— Begin Items —

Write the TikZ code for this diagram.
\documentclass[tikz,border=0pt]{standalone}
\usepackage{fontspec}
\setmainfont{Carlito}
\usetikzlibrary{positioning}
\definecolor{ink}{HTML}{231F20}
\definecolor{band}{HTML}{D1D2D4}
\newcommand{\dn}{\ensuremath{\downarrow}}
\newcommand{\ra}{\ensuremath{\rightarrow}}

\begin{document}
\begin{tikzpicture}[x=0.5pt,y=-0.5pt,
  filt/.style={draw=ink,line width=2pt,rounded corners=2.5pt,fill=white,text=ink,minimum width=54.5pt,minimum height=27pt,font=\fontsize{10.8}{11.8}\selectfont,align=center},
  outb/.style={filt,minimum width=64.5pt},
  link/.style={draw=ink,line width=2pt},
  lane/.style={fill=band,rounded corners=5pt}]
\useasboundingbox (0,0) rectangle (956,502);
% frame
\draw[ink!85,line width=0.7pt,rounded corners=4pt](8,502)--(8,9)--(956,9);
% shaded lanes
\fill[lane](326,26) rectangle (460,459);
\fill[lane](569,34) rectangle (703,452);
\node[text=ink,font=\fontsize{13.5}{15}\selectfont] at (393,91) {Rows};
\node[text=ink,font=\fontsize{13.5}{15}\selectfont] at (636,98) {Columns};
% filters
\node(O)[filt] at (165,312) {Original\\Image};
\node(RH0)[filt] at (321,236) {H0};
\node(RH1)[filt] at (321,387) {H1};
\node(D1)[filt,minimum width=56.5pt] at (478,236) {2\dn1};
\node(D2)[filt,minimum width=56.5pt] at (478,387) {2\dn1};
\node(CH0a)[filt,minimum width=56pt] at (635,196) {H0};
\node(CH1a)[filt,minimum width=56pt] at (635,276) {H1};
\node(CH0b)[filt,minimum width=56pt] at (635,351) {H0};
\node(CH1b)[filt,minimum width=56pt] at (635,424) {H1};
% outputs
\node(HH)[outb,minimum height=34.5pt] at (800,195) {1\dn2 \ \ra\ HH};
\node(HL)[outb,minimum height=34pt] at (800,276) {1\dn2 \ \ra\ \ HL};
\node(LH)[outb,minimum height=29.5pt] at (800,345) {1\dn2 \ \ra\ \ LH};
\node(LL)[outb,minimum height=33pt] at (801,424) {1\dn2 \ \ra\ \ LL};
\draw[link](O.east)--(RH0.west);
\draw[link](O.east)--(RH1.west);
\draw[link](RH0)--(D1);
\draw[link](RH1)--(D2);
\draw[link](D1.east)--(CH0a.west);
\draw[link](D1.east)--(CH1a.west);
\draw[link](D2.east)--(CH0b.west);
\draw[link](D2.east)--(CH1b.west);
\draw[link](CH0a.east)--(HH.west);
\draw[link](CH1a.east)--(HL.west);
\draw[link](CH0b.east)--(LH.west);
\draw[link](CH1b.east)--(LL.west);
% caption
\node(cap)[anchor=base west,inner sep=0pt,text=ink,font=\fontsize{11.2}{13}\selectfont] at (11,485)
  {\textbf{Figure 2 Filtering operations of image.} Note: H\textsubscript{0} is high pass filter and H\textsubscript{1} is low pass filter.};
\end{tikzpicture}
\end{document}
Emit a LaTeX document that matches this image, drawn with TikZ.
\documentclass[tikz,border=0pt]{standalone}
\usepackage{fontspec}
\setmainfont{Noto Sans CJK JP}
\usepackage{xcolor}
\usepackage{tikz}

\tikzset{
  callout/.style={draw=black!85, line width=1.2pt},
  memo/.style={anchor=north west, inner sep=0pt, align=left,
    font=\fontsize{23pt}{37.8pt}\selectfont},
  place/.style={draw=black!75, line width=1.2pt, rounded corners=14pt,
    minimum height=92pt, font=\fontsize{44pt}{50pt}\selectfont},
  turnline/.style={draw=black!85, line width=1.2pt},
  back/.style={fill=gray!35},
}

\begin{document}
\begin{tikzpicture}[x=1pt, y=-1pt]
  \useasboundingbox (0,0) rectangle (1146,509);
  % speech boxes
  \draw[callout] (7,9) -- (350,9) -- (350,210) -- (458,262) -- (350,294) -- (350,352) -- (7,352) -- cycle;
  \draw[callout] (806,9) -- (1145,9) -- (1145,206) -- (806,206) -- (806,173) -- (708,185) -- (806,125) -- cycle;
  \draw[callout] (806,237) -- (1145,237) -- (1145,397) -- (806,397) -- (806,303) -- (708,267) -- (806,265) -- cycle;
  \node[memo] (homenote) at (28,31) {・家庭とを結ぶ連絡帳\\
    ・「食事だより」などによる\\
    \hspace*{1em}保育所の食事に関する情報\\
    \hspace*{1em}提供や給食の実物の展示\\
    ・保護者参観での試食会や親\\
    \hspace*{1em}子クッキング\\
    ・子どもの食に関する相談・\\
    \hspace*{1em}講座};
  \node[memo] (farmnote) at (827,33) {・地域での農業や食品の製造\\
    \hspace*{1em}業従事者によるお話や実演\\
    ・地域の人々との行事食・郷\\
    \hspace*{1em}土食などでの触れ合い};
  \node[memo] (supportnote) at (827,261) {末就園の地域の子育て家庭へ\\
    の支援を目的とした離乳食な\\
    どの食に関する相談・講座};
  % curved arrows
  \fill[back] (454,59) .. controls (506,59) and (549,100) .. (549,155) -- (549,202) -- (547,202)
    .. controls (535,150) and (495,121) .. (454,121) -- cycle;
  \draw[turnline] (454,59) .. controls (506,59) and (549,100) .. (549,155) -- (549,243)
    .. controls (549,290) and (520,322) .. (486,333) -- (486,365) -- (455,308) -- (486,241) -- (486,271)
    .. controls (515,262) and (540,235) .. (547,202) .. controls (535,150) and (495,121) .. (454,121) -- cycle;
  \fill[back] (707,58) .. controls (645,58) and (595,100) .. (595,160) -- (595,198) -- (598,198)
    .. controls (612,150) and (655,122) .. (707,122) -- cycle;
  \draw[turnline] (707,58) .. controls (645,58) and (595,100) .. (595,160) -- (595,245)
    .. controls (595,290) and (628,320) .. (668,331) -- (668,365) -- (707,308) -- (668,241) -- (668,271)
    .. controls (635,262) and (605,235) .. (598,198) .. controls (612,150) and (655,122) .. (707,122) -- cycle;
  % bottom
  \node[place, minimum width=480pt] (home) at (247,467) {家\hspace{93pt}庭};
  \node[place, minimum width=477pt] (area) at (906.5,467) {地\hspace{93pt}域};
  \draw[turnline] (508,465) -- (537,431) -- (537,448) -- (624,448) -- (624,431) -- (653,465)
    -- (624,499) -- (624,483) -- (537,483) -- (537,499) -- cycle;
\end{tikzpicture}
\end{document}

— End Items —

**Task requirements**: Determine how many lines in the data above contain the string "this". Give nothing except the number.

**The result**: 2